Icing the fact-cake was highly palatable presenter Becca Wilcox, whose Fraggle-like, super-caffeinated perkiness was super-annoying until it dawned that she wasn't taking the show remotely seriously either. Via flash-mob aerobics and chats with bags of Wotsits, she hoped to expose our "secret feeders", the "real culprits in the obesity epidemic".

It was surprisingly entertaining but flawed in pretending any of its revelations had ever been secret. If Coca-Cola sponsoring the Olympics is part of a covert conspiracy, they've missed the point of this publicity lark. And even McDonald's doesn't champion the Supersize Me diet.

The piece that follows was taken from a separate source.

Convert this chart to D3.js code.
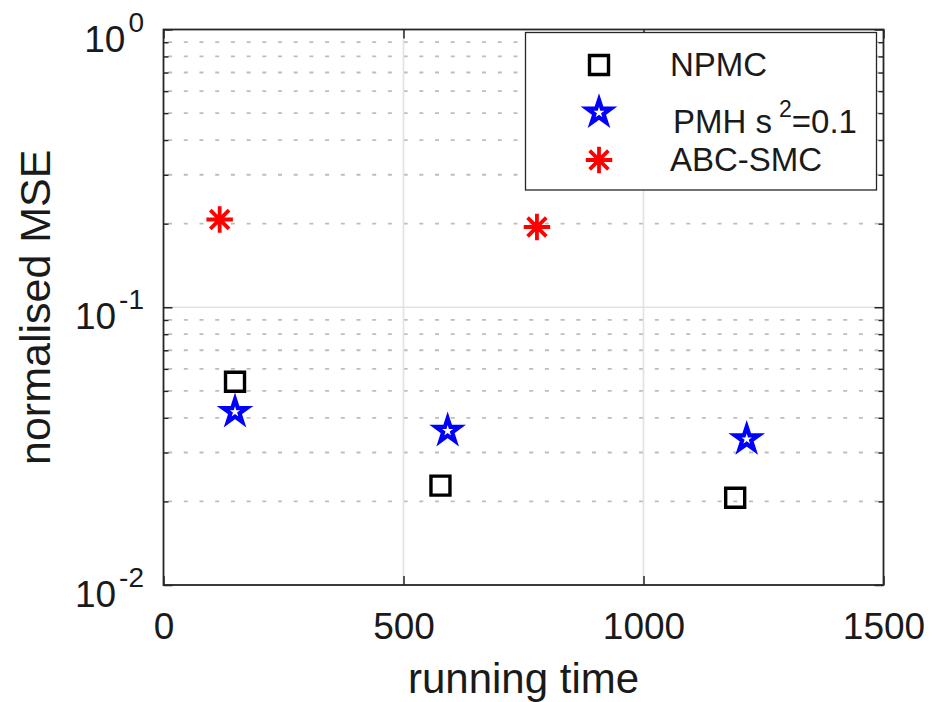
<!DOCTYPE html>
<html>
<head>
<meta charset="utf-8">
<script src="https://cdn.jsdelivr.net/npm/d3@7"></script>
<style>
body { margin: 0; background: #fff; }
text { font-family: "Liberation Sans", Arial, Helvetica, sans-serif; fill: #1a1a1a; }
</style>
</head>
<body>
<svg id="chart"></svg>
<script>
// Data
const npmcTime = [149, 577, 1191];
const npmcMSE = [0.0539, 0.0228, 0.0206];
const pmhTime = [149, 592, 1215];
const pmhMSE = [0.042, 0.0359, 0.0335];
const abcTime = [117, 778];
const abcMSE = [0.207, 0.1945];

const xTicks = [0, 500, 1000, 1500];
const yExponents = [-2, -1, 0];
const legendNames = ["NPMC", "PMH s^2=0.1", "ABC-SMC"];

// Layout
const width = 935, height = 702;
const x0 = 163.5, x1 = 883.5, y0 = 29.5, y1 = 585;

const svg = d3.select("#chart")
    .attr("width", width)
    .attr("height", height);

const x = d3.scaleLinear().domain([0, 1500]).range([x0, x1]);
const y = d3.scaleLog().domain([0.01, 1]).range([y1, y0]);

// minor values 2..9 x 10^e
const minorVals = [];
for (const e of [-2, -1]) {
    for (let m = 2; m <= 9; m++) minorVals.push(m * Math.pow(10, e));
}

// Grid
const grid = svg.append("g");
grid.selectAll(".minor")
    .data(minorVals)
    .join("line")
    .attr("x1", x0).attr("x2", x1)
    .attr("y1", d => y(d)).attr("y2", d => y(d))
    .attr("stroke", "#bdbdbd")
    .attr("stroke-width", 1.8)
    .attr("stroke-dasharray", "4 11.7")
    .attr("stroke-dashoffset", 11.1);

grid.selectAll(".vmajor")
    .data(xTicks.slice(1, -1))
    .join("line")
    .attr("x1", d => x(d)).attr("x2", d => x(d))
    .attr("y1", y0).attr("y2", y1)
    .attr("stroke", "#e2e2e2")
    .attr("stroke-width", 1.6);

grid.selectAll(".hmajor")
    .data(yExponents.slice(1, -1))
    .join("line")
    .attr("x1", x0).attr("x2", x1)
    .attr("y1", d => y(Math.pow(10, d))).attr("y2", d => y(Math.pow(10, d)))
    .attr("stroke", "#e2e2e2")
    .attr("stroke-width", 1.6);

// Axes (ticks pointing inward)
const majorY = yExponents.map(e => Math.pow(10, e));
const styleAxis = g => {
    g.select(".domain").remove();
    g.selectAll("line").attr("stroke", "#262626").attr("stroke-width", 1.5);
};

svg.append("g").attr("transform", `translate(${x0},0)`)
    .call(d3.axisLeft(y).tickValues(majorY).tickSize(-9).tickFormat(""))
    .call(styleAxis);
svg.append("g").attr("transform", `translate(${x0},0)`)
    .call(d3.axisLeft(y).tickValues(minorVals).tickSize(-5).tickFormat(""))
    .call(styleAxis);
svg.append("g").attr("transform", `translate(${x1},0)`)
    .call(d3.axisRight(y).tickValues(majorY).tickSize(-9).tickFormat(""))
    .call(styleAxis);
svg.append("g").attr("transform", `translate(${x1},0)`)
    .call(d3.axisRight(y).tickValues(minorVals).tickSize(-5).tickFormat(""))
    .call(styleAxis);
svg.append("g").attr("transform", `translate(0,${y0})`)
    .call(d3.axisTop(x).tickValues(xTicks).tickSize(-9).tickFormat(""))
    .call(styleAxis);

const xAxis = svg.append("g").attr("transform", `translate(0,${y1})`)
    .call(d3.axisBottom(x).tickValues(xTicks).tickSize(-9).tickPadding(28).tickFormat(d3.format("d")))
    .call(styleAxis);
xAxis.attr("font-size", null).attr("font-family", null);
xAxis.selectAll("text")
    .style("font-size", "37px")
    .attr("fill", "#1a1a1a");

// Y tick labels 10^e
const yLab = svg.append("g")
    .selectAll("text")
    .data(yExponents)
    .join("text")
    .attr("x", 144)
    .attr("y", d => y(Math.pow(10, d)) + 22)
    .attr("text-anchor", "end")
    .style("font-size", "37px");
yLab.append("tspan").text("10");
yLab.append("tspan")
    .attr("dx", 3)
    .attr("dy", -20)
    .style("font-size", "28px")
    .text(d => d);

// Box
svg.append("rect")
    .attr("x", x0).attr("y", y0)
    .attr("width", x1 - x0).attr("height", y1 - y0)
    .attr("fill", "none")
    .attr("stroke", "#262626")
    .attr("stroke-width", 1.8);

// Axis labels
svg.append("text")
    .attr("x", (x0 + x1) / 2)
    .attr("y", 693)
    .attr("text-anchor", "middle")
    .style("font-size", "42px")
    .text("running time");

svg.append("text")
    .attr("transform", `translate(50,${(y0 + y1) / 2}) rotate(-90)`)
    .attr("text-anchor", "middle")
    .style("font-size", "43px")
    .text("normalised MSE");

// Marker symbols
const symbolAsterisk8 = {
    draw(ctx, size) {
        const r = Math.sqrt(size) / 2;
        for (let k = 0; k < 4; k++) {
            const a = k * Math.PI / 4;
            ctx.moveTo(r * Math.cos(a), r * Math.sin(a));
            ctx.lineTo(-r * Math.cos(a), -r * Math.sin(a));
        }
    }
};

const series = [
    { name: legendNames[0], t: npmcTime, v: npmcMSE, sym: d3.symbol(d3.symbolSquare, 361), color: "#000000", sw: 3.4 },
    { name: legendNames[1], t: pmhTime, v: pmhMSE, sym: d3.symbol(d3.symbolStar, 175), color: "#0000ff", sw: 4.2 },
    { name: legendNames[2], t: abcTime, v: abcMSE, sym: d3.symbol(symbolAsterisk8, 700), color: "#ff0000", sw: 3.8 }
];

series.forEach(s => {
    svg.append("g")
        .selectAll("path")
        .data(s.t.map((t, i) => [t, s.v[i]]))
        .join("path")
        .attr("d", s.sym())
        .attr("transform", d => `translate(${x(d[0])},${y(d[1])})`)
        .attr("fill", "none")
        .attr("stroke", s.color)
        .attr("stroke-width", s.sw)
        .attr("stroke-linejoin", "miter");
});

// Legend
const legend = svg.append("g");
legend.append("rect")
    .attr("x", 525.5).attr("y", 32.5)
    .attr("width", 351).attr("height", 157.5)
    .attr("fill", "#fff")
    .attr("stroke", "#262626")
    .attr("stroke-width", 1.3);

series.forEach((s, i) => {
    const ry = 65 + i * 47.5;
    legend.append("path")
        .attr("d", s.sym())
        .attr("transform", `translate(599,${ry})`)
        .attr("fill", "none")
        .attr("stroke", s.color)
        .attr("stroke-width", s.sw);
    const parts = s.name.split("^");
    const hasSup = parts.length > 1;
    const txt = legend.append("text")
        .attr("x", hasSup ? 673 : 670)
        .attr("y", ry + 11 + (hasSup ? 9 : 0))
        .style("font-size", "33px");
    txt.append("tspan").text(parts[0]);
    if (hasSup) {
        txt.append("tspan")
            .attr("dx", 7).attr("dy", -16)
            .style("font-size", "23px")
            .text(parts[1][0]);
        txt.append("tspan")
            .attr("dy", 16)
            .text(parts[1].slice(1));
    }
});
</script>
</body>
</html>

Thing is, it's always those 'bad guys' that front up who come off worst, while villains like health secretary Andy Burnham wriggled off the hook with a few moments of well-oiled, well, oiliness.

Morrisons got it worst, crowned king of the dodgy bogof. Corporate affairs chief Richard Taylor gamely - if nervously - took his knocks, but surely they'd picked the wrong target, when Morrisons pushes its fresh grub so hard. Meanwhile, the endless rows of Partially Fried Chicken and Golden Lucky Abattoir pizza joints got off scot-free.

Far better was a random attack on Sebastian Coe, whose lighthouse-like aura of self-satisfaction normally beams with the brilliance of a thousand suns. It'd be worth losing the 2012 Olympics to Burkina Faso just for the look on his pointy face.

Still, Becca seemed like a fun girl to grab a Whopper with - albeit an ironic one, obviously.